Exercise objective:
The listing below holds pictures; exclude them. Return exactly the lines from the one with "Recreate this image" through the one with "const cjk = 'Noto Sans CJK SC, sans-serif';".

Code that draws figures:
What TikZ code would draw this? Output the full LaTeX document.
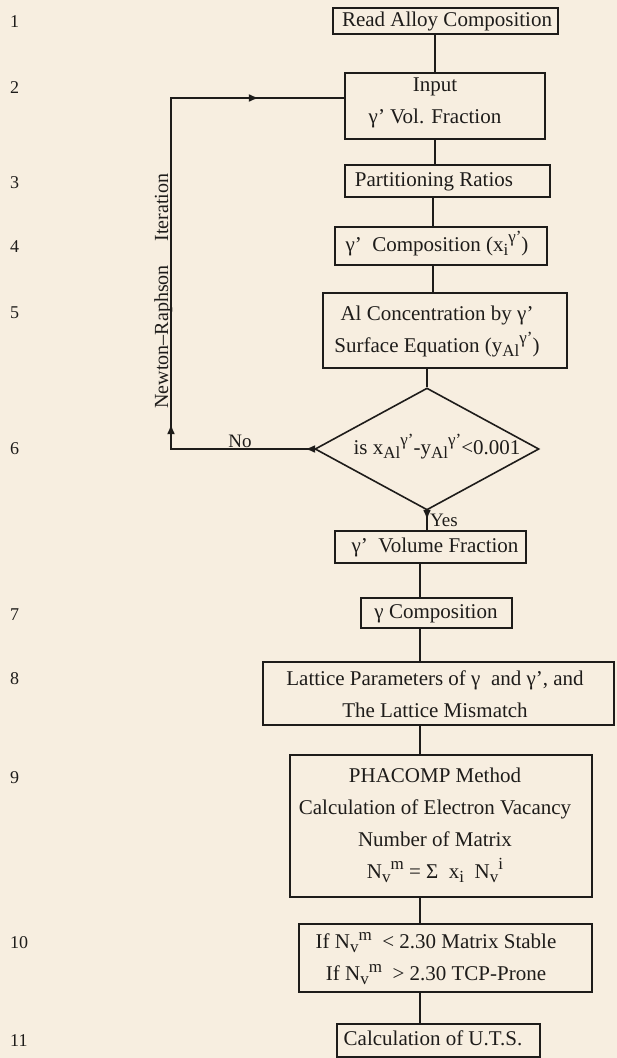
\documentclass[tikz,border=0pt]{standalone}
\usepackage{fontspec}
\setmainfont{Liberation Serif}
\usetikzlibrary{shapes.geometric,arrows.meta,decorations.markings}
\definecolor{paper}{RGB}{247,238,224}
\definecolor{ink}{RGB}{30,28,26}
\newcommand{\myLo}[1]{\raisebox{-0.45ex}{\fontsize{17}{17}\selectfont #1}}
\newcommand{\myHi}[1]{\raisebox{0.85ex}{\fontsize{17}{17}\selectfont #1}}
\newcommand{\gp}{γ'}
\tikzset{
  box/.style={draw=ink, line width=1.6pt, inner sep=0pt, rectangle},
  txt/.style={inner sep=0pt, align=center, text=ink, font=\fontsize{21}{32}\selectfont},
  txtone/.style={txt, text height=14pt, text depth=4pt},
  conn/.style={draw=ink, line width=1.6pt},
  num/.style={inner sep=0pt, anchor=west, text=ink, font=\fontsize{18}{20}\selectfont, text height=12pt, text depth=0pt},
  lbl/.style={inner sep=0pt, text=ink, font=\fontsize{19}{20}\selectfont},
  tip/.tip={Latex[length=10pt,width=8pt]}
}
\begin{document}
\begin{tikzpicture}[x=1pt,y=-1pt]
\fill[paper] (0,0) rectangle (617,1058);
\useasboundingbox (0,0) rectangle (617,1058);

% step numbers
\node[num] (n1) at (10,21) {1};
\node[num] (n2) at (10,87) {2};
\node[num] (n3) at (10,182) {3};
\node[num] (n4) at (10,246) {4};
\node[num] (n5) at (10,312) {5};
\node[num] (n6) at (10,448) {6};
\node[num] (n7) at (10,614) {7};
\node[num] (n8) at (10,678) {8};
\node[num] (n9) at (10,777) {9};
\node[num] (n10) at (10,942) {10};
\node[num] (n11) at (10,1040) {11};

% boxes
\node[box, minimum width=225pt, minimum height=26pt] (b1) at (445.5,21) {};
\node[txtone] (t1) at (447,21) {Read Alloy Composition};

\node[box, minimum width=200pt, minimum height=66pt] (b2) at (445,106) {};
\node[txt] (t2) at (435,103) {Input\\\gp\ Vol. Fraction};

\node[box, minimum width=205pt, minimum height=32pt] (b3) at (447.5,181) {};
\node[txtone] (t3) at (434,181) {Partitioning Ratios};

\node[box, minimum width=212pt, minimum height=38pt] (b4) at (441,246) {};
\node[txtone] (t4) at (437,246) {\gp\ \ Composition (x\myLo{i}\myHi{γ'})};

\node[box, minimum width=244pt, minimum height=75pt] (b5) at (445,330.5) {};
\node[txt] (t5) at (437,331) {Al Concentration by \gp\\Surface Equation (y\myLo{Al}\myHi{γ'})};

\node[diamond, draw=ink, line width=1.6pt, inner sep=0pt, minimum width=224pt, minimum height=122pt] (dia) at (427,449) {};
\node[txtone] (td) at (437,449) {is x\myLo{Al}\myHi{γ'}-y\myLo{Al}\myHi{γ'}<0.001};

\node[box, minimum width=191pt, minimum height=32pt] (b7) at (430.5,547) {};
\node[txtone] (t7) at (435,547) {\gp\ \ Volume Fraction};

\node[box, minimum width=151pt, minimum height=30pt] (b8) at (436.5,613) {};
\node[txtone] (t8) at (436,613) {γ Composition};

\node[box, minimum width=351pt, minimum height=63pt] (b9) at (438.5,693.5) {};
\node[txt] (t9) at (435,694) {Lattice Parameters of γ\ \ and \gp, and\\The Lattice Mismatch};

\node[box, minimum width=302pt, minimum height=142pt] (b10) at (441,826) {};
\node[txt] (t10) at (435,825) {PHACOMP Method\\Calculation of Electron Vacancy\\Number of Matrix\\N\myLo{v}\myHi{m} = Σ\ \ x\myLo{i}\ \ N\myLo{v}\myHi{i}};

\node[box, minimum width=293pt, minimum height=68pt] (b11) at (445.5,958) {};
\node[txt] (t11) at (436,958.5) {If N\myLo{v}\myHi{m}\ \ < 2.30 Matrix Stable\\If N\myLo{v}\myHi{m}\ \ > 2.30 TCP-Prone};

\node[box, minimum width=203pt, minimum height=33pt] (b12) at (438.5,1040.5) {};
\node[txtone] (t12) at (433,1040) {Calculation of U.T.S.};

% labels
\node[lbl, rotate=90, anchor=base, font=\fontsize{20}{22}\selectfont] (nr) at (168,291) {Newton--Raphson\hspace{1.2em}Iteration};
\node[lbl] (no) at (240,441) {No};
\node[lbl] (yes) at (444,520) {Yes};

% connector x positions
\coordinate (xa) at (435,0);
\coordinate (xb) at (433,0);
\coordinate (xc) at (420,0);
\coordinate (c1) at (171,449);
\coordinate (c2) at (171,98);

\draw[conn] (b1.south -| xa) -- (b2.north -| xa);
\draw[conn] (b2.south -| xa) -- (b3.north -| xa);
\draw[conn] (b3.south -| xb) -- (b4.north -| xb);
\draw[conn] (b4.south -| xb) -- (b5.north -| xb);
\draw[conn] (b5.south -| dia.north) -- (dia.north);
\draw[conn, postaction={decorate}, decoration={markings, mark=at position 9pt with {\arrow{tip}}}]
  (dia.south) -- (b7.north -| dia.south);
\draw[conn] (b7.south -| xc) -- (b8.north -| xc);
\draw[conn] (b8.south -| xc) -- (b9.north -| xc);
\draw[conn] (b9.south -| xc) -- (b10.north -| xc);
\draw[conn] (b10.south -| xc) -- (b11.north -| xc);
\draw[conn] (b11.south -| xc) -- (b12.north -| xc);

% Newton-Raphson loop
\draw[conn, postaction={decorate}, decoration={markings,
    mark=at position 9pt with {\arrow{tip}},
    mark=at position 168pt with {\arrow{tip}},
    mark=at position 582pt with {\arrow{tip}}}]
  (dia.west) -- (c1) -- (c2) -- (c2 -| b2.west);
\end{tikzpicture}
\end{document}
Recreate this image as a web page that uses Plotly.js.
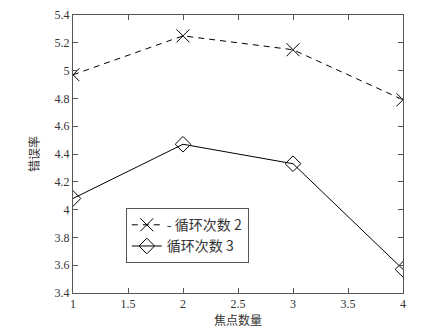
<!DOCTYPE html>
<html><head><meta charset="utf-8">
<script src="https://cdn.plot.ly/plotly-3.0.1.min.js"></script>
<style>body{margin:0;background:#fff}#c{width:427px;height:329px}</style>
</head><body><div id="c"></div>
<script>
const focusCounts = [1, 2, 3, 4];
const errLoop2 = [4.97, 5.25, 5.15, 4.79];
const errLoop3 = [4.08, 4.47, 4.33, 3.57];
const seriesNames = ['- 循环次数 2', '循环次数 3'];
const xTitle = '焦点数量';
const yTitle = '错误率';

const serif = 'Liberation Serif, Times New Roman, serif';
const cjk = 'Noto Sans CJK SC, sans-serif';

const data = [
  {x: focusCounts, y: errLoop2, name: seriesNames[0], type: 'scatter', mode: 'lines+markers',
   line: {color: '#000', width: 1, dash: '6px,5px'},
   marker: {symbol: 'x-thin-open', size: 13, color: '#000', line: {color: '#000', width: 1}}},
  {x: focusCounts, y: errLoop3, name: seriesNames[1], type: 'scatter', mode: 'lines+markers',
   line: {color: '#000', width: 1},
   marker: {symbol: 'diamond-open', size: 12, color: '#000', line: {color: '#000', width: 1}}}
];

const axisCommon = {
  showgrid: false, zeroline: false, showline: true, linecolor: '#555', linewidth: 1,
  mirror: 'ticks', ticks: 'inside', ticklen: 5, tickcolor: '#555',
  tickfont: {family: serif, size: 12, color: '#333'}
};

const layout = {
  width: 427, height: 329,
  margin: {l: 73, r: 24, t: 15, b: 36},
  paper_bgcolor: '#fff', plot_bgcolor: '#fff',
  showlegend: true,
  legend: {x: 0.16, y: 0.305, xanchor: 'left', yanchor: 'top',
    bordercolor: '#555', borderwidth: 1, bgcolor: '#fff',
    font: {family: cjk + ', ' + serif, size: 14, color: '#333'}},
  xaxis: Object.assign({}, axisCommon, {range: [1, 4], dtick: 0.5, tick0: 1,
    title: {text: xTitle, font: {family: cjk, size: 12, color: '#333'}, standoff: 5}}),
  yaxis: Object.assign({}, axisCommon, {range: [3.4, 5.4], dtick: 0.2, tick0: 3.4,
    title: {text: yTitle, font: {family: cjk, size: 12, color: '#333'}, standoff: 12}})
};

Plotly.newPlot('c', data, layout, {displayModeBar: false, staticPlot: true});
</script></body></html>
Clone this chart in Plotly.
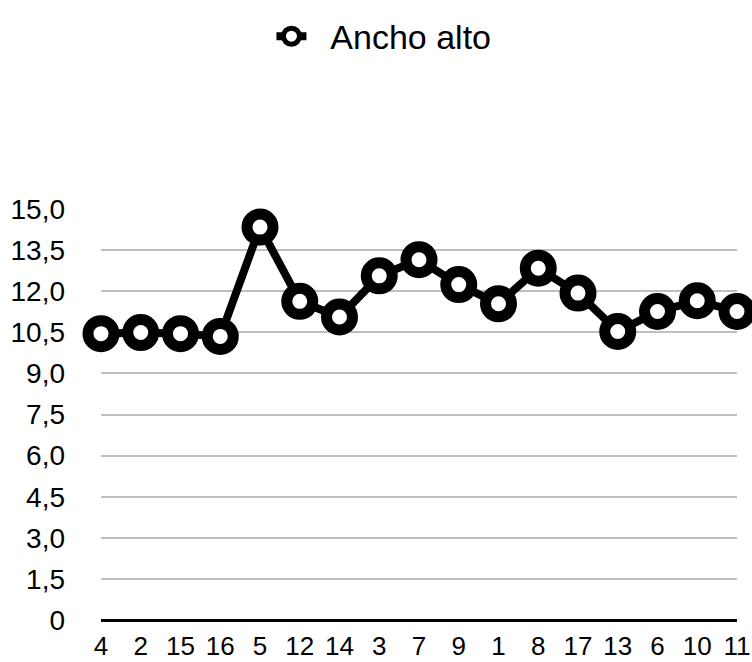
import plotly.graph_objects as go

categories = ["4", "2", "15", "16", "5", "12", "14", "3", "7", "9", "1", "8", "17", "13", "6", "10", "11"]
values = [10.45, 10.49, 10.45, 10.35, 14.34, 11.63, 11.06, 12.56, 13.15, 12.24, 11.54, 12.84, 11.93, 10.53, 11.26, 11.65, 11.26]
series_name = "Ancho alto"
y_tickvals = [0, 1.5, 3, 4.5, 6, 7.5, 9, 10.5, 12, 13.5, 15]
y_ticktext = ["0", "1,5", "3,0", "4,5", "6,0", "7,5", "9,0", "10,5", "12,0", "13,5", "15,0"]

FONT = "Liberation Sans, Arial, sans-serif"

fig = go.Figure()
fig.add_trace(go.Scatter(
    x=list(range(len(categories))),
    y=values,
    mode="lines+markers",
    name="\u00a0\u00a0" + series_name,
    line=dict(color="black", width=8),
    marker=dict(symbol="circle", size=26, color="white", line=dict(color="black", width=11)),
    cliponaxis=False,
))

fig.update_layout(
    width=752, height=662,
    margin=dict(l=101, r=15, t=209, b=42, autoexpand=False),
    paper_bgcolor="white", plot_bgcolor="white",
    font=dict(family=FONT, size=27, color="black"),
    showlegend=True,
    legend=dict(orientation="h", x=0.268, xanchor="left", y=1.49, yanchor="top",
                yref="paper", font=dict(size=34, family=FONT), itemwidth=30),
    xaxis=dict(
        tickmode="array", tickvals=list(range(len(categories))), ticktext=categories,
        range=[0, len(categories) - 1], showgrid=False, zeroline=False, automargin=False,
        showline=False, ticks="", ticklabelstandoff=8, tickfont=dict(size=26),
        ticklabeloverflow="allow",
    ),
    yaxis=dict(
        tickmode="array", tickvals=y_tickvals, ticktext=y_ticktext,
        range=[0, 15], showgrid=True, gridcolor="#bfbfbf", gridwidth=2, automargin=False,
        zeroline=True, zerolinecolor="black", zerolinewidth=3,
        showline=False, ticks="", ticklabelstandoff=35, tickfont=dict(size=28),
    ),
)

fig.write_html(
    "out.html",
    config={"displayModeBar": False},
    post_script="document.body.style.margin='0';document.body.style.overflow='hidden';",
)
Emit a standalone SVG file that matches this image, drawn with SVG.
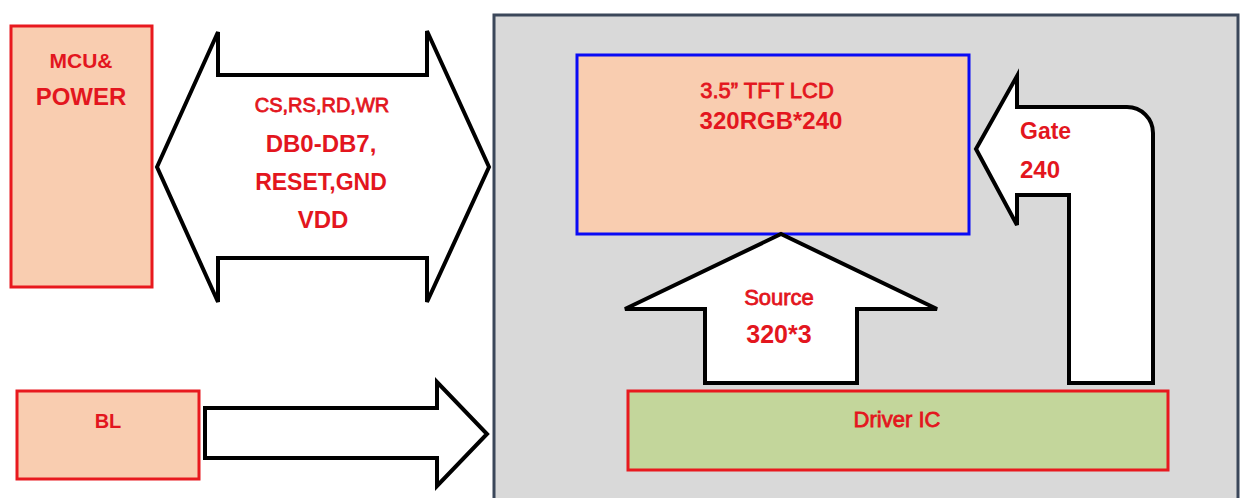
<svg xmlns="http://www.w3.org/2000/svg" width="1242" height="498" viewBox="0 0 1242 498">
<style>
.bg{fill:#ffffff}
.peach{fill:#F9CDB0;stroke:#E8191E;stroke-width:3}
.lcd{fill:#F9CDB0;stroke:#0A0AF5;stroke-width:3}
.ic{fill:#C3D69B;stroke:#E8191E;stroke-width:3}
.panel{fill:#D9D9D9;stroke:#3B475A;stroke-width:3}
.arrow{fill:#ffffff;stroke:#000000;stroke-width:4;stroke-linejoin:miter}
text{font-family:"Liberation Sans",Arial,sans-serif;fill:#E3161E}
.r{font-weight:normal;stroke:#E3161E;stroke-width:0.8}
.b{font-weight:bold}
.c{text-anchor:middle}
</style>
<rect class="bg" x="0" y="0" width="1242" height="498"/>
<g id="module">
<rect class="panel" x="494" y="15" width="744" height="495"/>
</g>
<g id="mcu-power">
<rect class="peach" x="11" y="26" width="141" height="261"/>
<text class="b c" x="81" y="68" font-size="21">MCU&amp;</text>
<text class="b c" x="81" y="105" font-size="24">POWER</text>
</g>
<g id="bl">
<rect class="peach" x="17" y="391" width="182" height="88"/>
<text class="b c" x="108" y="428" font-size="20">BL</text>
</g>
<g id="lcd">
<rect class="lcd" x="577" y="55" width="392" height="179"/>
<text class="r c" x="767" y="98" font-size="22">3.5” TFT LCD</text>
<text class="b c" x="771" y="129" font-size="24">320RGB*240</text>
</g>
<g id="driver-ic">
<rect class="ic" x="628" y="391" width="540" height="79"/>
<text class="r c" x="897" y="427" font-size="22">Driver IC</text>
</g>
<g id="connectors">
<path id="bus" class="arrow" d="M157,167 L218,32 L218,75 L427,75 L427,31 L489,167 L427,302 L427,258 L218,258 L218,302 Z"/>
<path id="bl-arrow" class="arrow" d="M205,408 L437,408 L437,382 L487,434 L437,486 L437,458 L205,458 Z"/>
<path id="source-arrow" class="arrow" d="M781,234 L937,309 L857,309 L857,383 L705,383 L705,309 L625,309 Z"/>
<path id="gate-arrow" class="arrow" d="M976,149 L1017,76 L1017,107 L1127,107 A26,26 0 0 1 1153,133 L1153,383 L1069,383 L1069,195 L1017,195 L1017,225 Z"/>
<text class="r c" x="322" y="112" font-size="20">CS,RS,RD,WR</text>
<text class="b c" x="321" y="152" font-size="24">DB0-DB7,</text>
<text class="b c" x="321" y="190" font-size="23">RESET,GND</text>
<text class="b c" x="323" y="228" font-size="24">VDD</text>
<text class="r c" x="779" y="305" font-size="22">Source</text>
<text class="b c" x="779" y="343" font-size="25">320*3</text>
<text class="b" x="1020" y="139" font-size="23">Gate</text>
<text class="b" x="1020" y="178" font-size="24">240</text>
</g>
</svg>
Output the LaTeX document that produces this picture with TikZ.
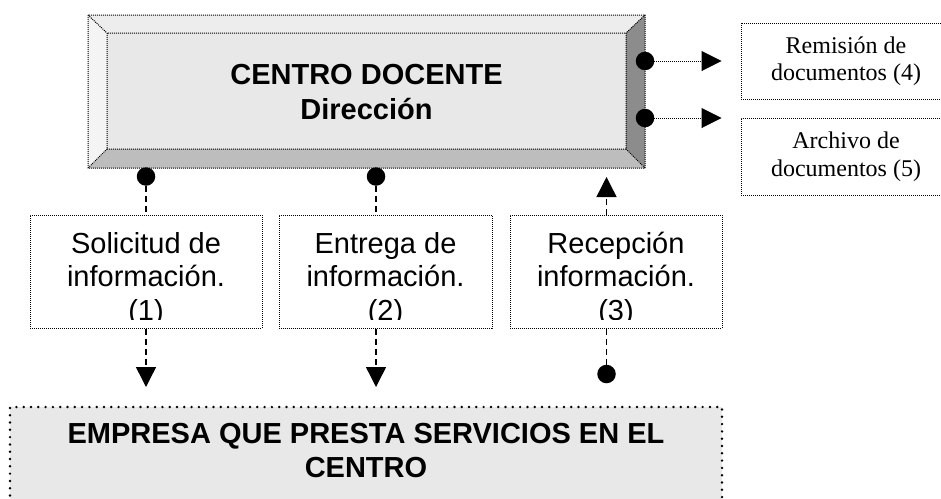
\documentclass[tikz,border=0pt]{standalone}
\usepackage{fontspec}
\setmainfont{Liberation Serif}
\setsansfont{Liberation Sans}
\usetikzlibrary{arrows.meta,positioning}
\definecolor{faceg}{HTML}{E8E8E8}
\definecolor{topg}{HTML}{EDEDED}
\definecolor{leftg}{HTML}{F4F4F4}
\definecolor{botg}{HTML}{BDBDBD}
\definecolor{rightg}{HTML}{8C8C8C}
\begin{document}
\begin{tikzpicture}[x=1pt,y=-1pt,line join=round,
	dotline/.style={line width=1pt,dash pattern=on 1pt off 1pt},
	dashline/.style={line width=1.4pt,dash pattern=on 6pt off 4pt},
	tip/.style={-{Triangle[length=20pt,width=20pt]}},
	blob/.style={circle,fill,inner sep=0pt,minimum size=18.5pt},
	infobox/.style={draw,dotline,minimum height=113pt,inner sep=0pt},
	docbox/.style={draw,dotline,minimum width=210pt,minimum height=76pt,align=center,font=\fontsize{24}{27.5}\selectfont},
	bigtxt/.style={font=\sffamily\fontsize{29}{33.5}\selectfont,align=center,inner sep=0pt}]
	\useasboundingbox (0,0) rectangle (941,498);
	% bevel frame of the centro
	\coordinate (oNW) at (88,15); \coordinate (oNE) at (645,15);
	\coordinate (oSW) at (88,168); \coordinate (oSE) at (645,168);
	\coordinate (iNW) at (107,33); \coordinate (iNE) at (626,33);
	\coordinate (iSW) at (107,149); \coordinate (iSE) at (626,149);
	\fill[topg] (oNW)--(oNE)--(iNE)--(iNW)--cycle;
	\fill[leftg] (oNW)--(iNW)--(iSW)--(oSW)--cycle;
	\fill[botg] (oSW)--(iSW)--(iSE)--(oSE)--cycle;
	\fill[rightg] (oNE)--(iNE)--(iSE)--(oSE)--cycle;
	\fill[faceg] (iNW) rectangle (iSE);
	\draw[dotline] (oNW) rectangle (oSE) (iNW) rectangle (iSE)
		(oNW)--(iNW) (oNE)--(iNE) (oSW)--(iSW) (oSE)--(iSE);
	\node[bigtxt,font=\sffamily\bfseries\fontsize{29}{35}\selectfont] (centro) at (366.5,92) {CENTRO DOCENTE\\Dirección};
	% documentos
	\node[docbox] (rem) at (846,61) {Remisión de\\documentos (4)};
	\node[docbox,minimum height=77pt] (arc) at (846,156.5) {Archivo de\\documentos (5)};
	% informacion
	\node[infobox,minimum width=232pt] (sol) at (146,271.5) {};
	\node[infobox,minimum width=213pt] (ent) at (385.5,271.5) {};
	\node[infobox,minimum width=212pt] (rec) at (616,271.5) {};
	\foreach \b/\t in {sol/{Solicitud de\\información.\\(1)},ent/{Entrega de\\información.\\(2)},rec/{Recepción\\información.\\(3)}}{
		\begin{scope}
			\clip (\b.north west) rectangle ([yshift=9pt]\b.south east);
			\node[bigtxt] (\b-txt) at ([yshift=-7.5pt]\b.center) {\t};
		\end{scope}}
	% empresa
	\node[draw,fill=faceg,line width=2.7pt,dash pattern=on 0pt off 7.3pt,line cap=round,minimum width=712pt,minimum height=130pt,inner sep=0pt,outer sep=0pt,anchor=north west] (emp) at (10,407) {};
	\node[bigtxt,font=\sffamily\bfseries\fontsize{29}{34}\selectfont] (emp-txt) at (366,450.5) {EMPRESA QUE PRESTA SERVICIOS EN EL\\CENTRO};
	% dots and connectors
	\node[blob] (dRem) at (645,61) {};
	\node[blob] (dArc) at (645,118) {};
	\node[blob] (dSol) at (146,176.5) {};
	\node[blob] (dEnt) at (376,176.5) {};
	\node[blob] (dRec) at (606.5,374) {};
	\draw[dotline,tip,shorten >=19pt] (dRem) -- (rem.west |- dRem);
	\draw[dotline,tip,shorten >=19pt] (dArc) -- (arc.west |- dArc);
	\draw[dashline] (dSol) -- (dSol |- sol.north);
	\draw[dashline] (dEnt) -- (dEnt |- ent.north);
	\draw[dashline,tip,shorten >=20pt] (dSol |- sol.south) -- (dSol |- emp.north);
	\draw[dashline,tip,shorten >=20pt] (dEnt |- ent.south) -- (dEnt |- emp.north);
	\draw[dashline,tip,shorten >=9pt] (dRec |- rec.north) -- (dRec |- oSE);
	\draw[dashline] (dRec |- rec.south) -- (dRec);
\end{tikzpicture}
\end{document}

Reply to the task:
Recreate this image as a web page that uses Plotly.js.
<!DOCTYPE html>
<html><head><meta charset="utf-8">
<script src="https://cdn.plot.ly/plotly-3.0.1.min.js"></script>
<style>body{margin:0;background:#fff}#c{width:427px;height:329px}</style>
</head><body><div id="c"></div>
<script>
const focusCounts = [1, 2, 3, 4];
const errLoop2 = [4.97, 5.25, 5.15, 4.79];
const errLoop3 = [4.08, 4.47, 4.33, 3.57];
const seriesNames = ['- 循环次数 2', '循环次数 3'];
const xTitle = '焦点数量';
const yTitle = '错误率';

const serif = 'Liberation Serif, Times New Roman, serif';
const cjk = 'Noto Sans CJK SC, sans-serif';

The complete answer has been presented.